Work to complete — Leaving out the pictures, retype the lines from the beginning of the listing through the line containing "plt.rcParams['axes.unicode_minus'] = False".

Dataset section —
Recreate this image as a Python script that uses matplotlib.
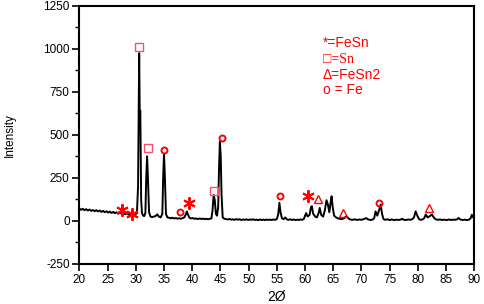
import matplotlib
matplotlib.use("Agg")
import matplotlib.pyplot as plt
from matplotlib.ticker import MultipleLocator

plt.rcParams['font.family'] = ['Liberation Sans', 'DejaVu Sans']
plt.rcParams['axes.unicode_minus'] = False

# XRD trace: 2-theta positions and intensities
two_theta = [
    20.0, 20.3, 20.6, 20.9, 21.2, 21.5, 21.8, 22.1, 22.4, 22.7, 23.0, 23.3, 23.6, 23.9,
    24.2, 24.5, 24.8, 25.1, 25.4, 25.7, 26.0, 26.3, 26.6, 26.9, 27.2, 27.5, 27.8, 28.1,
    28.4, 28.7, 29.0, 29.3, 29.6, 29.9, 30.2, 30.4, 30.6, 30.7, 30.8, 30.95, 31.1, 31.3,
    31.5, 31.7, 31.85, 32.0, 32.15, 32.35, 32.6, 32.9, 33.2, 33.5, 33.8, 34.1, 34.4, 34.7,
    34.85, 35.0, 35.15, 35.35, 35.6, 35.9, 36.2, 36.5, 36.8, 37.1, 37.4, 37.7, 38.0, 38.3,
    38.6, 38.9, 39.05, 39.2, 39.5, 39.8, 40.1, 40.4, 40.7, 41.0, 41.3, 41.6, 41.9, 42.2,
    42.5, 42.8, 43.1, 43.4, 43.6, 43.8, 44.0, 44.2, 44.4, 44.6, 44.75, 44.9, 45.05, 45.2,
    45.4, 45.7, 46.0, 46.3, 46.6, 46.9, 47.2, 47.5, 47.8, 48.1, 48.4, 48.7, 49.0, 49.3,
    49.6, 49.9, 50.2, 50.5, 50.8, 51.1, 51.4, 51.7, 52.0, 52.3, 52.6, 52.9, 53.2, 53.5,
    53.8, 54.1, 54.4, 54.7, 55.0, 55.25, 55.45, 55.65, 55.9, 56.2, 56.5, 56.8, 57.1, 57.4,
    57.7, 58.0, 58.3, 58.6, 58.9, 59.2, 59.5, 59.8, 60.0, 60.2, 60.45, 60.8, 61.05, 61.2,
    61.45, 61.8, 62.1, 62.4, 62.6, 62.85, 63.2, 63.5, 63.8, 64.05, 64.3, 64.5, 64.7, 64.9,
    65.15, 65.5, 65.8, 66.1, 66.5, 66.9, 67.35, 67.7, 68.0, 68.4, 68.8, 69.2, 69.6, 70.0,
    70.4, 70.8, 71.2, 71.6, 72.0, 72.25, 72.5, 72.8, 73.1, 73.4, 73.65, 73.9, 74.2, 74.6,
    75.0, 75.4, 75.8, 76.2, 76.6, 77.0, 77.2, 77.5, 77.9, 78.3, 78.7, 79.0, 79.3, 79.6,
    79.9, 80.2, 80.5, 80.8, 81.1, 81.4, 81.7, 82.0, 82.5, 82.8, 83.1, 83.5, 83.9, 84.3,
    84.7, 85.1, 85.5, 85.9, 86.3, 86.7, 87.0, 87.2, 87.5, 87.9, 88.3, 88.7, 89.1, 89.35,
    89.55, 89.8, 90.0,
]
intensity = [
    72, 64, 70, 62, 68, 60, 66, 58, 63, 56, 62, 55, 60, 52,
    58, 50, 56, 48, 54, 46, 52, 44, 50, 42, 48, 40, 46, 38,
    44, 36, 42, 35, 40, 36, 45, 200, 975, 610, 640, 120, 45, 30,
    28, 45, 250, 375, 250, 50, 25, 22, 25, 28, 38, 25, 20, 40,
    250, 390, 260, 40, 20, 18, 15, 18, 14, 16, 13, 15, 12, 16,
    20, 40, 55, 40, 18, 14, 16, 12, 14, 10, 14, 11, 13, 10,
    12, 9, 12, 14, 60, 150, 120, 40, 30, 80, 300, 460, 380, 150,
    20, 12, 10, 8, 11, 7, 9, 6, 10, 7, 9, 5, 8, 6,
    9, 5, 8, 6, 9, 5, 7, 4, 8, 5, 7, 4, 8, 5,
    7, 5, 8, 6, 10, 40, 105, 50, 15, 10, 20, 8, 6, 9,
    5, 8, 4, 7, 5, 8, 6, 12, 30, 45, 25, 35, 80, 85,
    40, 25, 20, 45, 75, 35, 25, 60, 120, 95, 50, 100, 143, 80,
    30, 20, 15, 12, 10, 15, 27, 14, 8, 6, 9, 5, 8, 6,
    10, 16, 8, 5, 8, 15, 55, 30, 60, 95, 40, 10, 6, 9,
    5, 8, 4, 7, 5, 8, 12, 6, 5, 8, 6, 10, 20, 55,
    30, 10, 6, 8, 15, 37, 20, 25, 37, 20, 10, 6, 8, 5,
    7, 4, 8, 5, 7, 6, 10, 17, 8, 5, 7, 4, 8, 15,
    35, 20, 15,
]

# Phase markers (position, height)
fesn_x = [27.6, 29.4, 39.4, 60.5]
fesn_y = [62, 42, 102, 145]
sn_x = [30.5, 32.2, 43.9]
sn_y = [1012, 424, 176]
fesn2_x = [62.3, 66.7, 81.9]
fesn2_y = [128, 47, 76]
fe_x = [35.0, 37.8, 45.3, 55.5, 73.1]
fe_y = [410, 54, 484, 143, 101]

legend_lines = ["*=FeSn", "\u25a1=Sn", "\u0394=FeSn2", "o = Fe"]

fig = plt.figure(figsize=(4.84, 3.04), dpi=100)
ax = fig.add_axes([0.164, 0.132, 0.816, 0.849])

ax.plot(two_theta, intensity, color='black', lw=1.4, zorder=3)

red = '#ff0000'
ax.plot(fesn_x, fesn_y, ls='none', marker=(6, 2, 0), ms=9, mew=1.4, color=red, zorder=4)
ax.plot(sn_x, sn_y, ls='none', marker='s', ms=6, mfc='none', mec='#ff4d6a', mew=1.0, zorder=4)
ax.plot(fesn2_x, fesn2_y, ls='none', marker='^', ms=6, mfc='none', mec=red, mew=1.0, zorder=4)
ax.plot(fe_x, fe_y, ls='none', marker='o', ms=4.3, mfc='none', mec=red, mew=1.4, zorder=4)

ax.set_xlim(20, 90)
ax.set_ylim(-250, 1250)
ax.xaxis.set_major_locator(MultipleLocator(5))
ax.yaxis.set_major_locator(MultipleLocator(250))
ax.yaxis.set_minor_locator(MultipleLocator(125))
ax.tick_params(axis='both', which='major', direction='out', length=5, width=1.2,
               labelsize=8.5, pad=2)
ax.tick_params(axis='y', which='minor', direction='out', length=3, width=1.0)
for sp in ax.spines.values():
    sp.set_linewidth(1.5)

ax.set_xlabel('2\u00d8', fontsize=10, labelpad=3)
ax.set_ylabel('Intensity', fontsize=8.5, labelpad=20)

leg_y = [1034, 937, 846, 759]
for txt, yy in zip(legend_lines, leg_y):
    fam = ['Liberation Serif', 'DejaVu Sans'] if txt.startswith('\u25a1') else ['Liberation Sans', 'DejaVu Sans']
    ax.text(63.2, yy, txt, color=red, fontsize=10, va='center', ha='left', family=fam)

fig.savefig('out.png', dpi=100)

Solution for this problem —
Recreate this image as a Python script that uses matplotlib.
import matplotlib
matplotlib.use("Agg")
import matplotlib.pyplot as plt
from matplotlib.ticker import MultipleLocator

plt.rcParams['font.family'] = ['Liberation Sans', 'DejaVu Sans']
plt.rcParams['axes.unicode_minus'] = False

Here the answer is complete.